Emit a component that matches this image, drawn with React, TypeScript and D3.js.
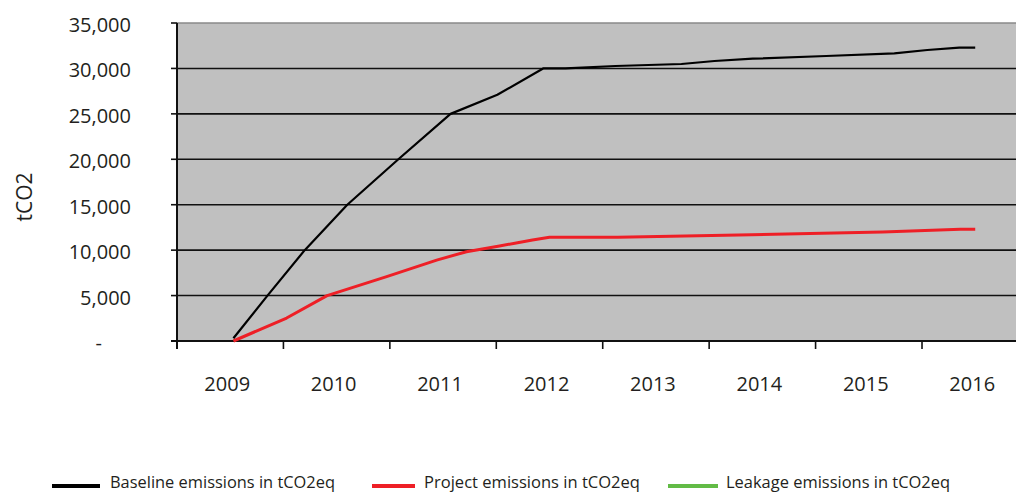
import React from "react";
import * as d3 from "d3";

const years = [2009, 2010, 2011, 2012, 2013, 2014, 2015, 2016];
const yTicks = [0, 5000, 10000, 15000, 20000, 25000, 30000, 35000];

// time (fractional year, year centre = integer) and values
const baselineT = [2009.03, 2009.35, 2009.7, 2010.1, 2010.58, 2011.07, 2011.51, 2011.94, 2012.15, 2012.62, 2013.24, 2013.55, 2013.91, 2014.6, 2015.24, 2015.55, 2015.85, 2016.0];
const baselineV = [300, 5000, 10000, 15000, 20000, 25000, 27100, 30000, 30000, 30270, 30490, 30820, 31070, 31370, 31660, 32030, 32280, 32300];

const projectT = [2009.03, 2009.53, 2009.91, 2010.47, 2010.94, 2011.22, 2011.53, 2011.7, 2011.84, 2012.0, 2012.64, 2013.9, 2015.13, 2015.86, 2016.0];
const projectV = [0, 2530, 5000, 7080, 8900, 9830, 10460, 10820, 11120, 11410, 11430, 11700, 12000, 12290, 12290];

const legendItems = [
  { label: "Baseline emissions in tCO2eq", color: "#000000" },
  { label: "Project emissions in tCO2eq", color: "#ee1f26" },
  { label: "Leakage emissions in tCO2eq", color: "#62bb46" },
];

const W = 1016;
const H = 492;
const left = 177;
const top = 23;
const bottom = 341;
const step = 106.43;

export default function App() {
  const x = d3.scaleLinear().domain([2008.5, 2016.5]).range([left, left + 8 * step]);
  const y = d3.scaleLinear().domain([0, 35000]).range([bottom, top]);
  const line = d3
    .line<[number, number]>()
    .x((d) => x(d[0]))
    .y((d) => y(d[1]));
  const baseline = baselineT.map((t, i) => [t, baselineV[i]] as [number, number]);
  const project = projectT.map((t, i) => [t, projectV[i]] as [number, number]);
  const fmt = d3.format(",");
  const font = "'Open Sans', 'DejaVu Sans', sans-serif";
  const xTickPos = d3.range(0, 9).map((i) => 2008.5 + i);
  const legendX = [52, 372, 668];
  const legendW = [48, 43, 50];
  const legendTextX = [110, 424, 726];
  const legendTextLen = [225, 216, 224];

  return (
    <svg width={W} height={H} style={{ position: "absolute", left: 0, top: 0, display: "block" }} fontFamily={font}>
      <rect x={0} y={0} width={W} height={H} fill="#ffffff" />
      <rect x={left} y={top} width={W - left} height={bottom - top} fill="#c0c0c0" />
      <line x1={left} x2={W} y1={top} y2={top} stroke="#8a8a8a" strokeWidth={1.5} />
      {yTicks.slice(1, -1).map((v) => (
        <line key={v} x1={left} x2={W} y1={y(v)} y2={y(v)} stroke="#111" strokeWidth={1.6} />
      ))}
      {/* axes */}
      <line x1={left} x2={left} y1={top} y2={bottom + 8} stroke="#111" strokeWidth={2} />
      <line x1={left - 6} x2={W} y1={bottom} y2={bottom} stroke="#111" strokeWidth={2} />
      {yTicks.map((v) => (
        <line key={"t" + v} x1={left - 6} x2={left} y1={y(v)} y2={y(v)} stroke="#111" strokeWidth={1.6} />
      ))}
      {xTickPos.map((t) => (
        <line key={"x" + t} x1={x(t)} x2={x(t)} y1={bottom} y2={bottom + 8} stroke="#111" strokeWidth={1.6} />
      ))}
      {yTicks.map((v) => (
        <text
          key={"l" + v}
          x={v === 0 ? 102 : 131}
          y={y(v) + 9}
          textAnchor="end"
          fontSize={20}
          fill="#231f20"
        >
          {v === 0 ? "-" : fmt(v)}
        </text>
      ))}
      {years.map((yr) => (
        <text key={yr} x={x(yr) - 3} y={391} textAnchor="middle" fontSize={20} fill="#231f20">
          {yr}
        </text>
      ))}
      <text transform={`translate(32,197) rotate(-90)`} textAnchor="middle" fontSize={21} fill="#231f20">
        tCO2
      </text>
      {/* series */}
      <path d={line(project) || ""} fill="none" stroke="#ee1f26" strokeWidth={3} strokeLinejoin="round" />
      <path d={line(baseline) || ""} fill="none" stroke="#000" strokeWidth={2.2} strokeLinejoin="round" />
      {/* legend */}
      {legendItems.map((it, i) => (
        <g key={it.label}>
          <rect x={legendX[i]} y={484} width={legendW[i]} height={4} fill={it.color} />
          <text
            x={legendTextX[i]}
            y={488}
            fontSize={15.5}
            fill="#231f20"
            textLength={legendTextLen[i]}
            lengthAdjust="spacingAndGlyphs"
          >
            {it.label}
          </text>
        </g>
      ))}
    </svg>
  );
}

> **Set problem**: Would you reproduce the lines above, from the very first through the line containing "const legendTextLen = [225, 216, 224];", exactly and without the pictures?

> **Task response**:
Emit a component that matches this image, drawn with React, TypeScript and D3.js.
import React from "react";
import * as d3 from "d3";

const years = [2009, 2010, 2011, 2012, 2013, 2014, 2015, 2016];
const yTicks = [0, 5000, 10000, 15000, 20000, 25000, 30000, 35000];

// time (fractional year, year centre = integer) and values
const baselineT = [2009.03, 2009.35, 2009.7, 2010.1, 2010.58, 2011.07, 2011.51, 2011.94, 2012.15, 2012.62, 2013.24, 2013.55, 2013.91, 2014.6, 2015.24, 2015.55, 2015.85, 2016.0];
const baselineV = [300, 5000, 10000, 15000, 20000, 25000, 27100, 30000, 30000, 30270, 30490, 30820, 31070, 31370, 31660, 32030, 32280, 32300];

const projectT = [2009.03, 2009.53, 2009.91, 2010.47, 2010.94, 2011.22, 2011.53, 2011.7, 2011.84, 2012.0, 2012.64, 2013.9, 2015.13, 2015.86, 2016.0];
const projectV = [0, 2530, 5000, 7080, 8900, 9830, 10460, 10820, 11120, 11410, 11430, 11700, 12000, 12290, 12290];

const legendItems = [
  { label: "Baseline emissions in tCO2eq", color: "#000000" },
  { label: "Project emissions in tCO2eq", color: "#ee1f26" },
  { label: "Leakage emissions in tCO2eq", color: "#62bb46" },
];

const W = 1016;
const H = 492;
const left = 177;
const top = 23;
const bottom = 341;
const step = 106.43;

export default function App() {
  const x = d3.scaleLinear().domain([2008.5, 2016.5]).range([left, left + 8 * step]);
  const y = d3.scaleLinear().domain([0, 35000]).range([bottom, top]);
  const line = d3
    .line<[number, number]>()
    .x((d) => x(d[0]))
    .y((d) => y(d[1]));
  const baseline = baselineT.map((t, i) => [t, baselineV[i]] as [number, number]);
  const project = projectT.map((t, i) => [t, projectV[i]] as [number, number]);
  const fmt = d3.format(",");
  const font = "'Open Sans', 'DejaVu Sans', sans-serif";
  const xTickPos = d3.range(0, 9).map((i) => 2008.5 + i);
  const legendX = [52, 372, 668];
  const legendW = [48, 43, 50];
  const legendTextX = [110, 424, 726];
  const legendTextLen = [225, 216, 224];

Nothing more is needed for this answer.